On the one hand, figures such as Karl Radek argued that a Stagist strategy was correct for China, although their writings are only known to us now second hand, having perished in the 1930s (if original copies exist in the archives, they have not been located since the fall of the USSR in 1989).
Trotsky, on the other hand, generalised his 'Theory of Permanent Revolution', which had only been applied in the case of Russia previously, and argued that the proletariat needed to take power in a process of uninterrupted and Permanent Revolution in order to carry out the tasks of the Bourgeois Democratic revolution.
His position was put forward in his essay entitled 'The Permanent Revolution', which can be found today in a single book together with 'Results and Prospects'.
Not only did Trotsky generalise his 'Theory of Permanent Revolution' in this essay but he also grounded it in the idea of uneven and combined development.
This argument goes, again in contrast to the conceptions inherent within Stagist theory, that capitalist nations, indeed all class-based societies, develop unevenly and that some parts will develop more swiftly than others, however, it is also argued that this development is combined and that each part of the world economy is increasingly bound together with all other parts.

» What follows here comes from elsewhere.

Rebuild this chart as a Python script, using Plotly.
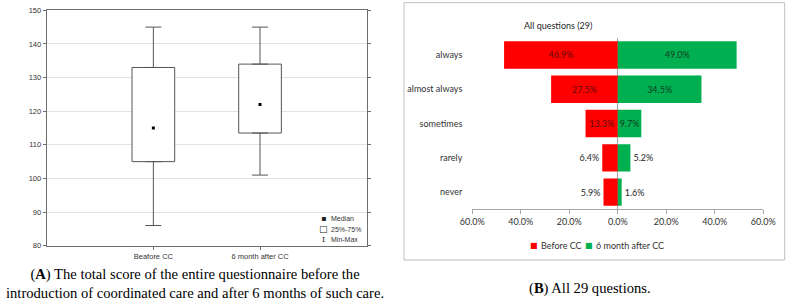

The conception of uneven and combined development also recognises that some areas may even regress further economically and socially as a result of their integration into a world economy.

The United Front

Trotsky was a central figure in the Comintern during its first four congresses.
During this time he helped to generalise the strategy and tactics of the Bolsheviks to newly formed Communist parties across Europe and further afield.
From 1921 onwards the united front, a method of uniting revolutionaries and reformists in common struggle while winning some of the workers to revolution, was the central tactic put forward by the Comintern after the defeat of the German revolution.
After he was exiled and politically marginalised by Stalinism, Trotsky continued to argue for a united front against fascism in Germany and Spain.
His articles on the united front represent an important part of his political legacy.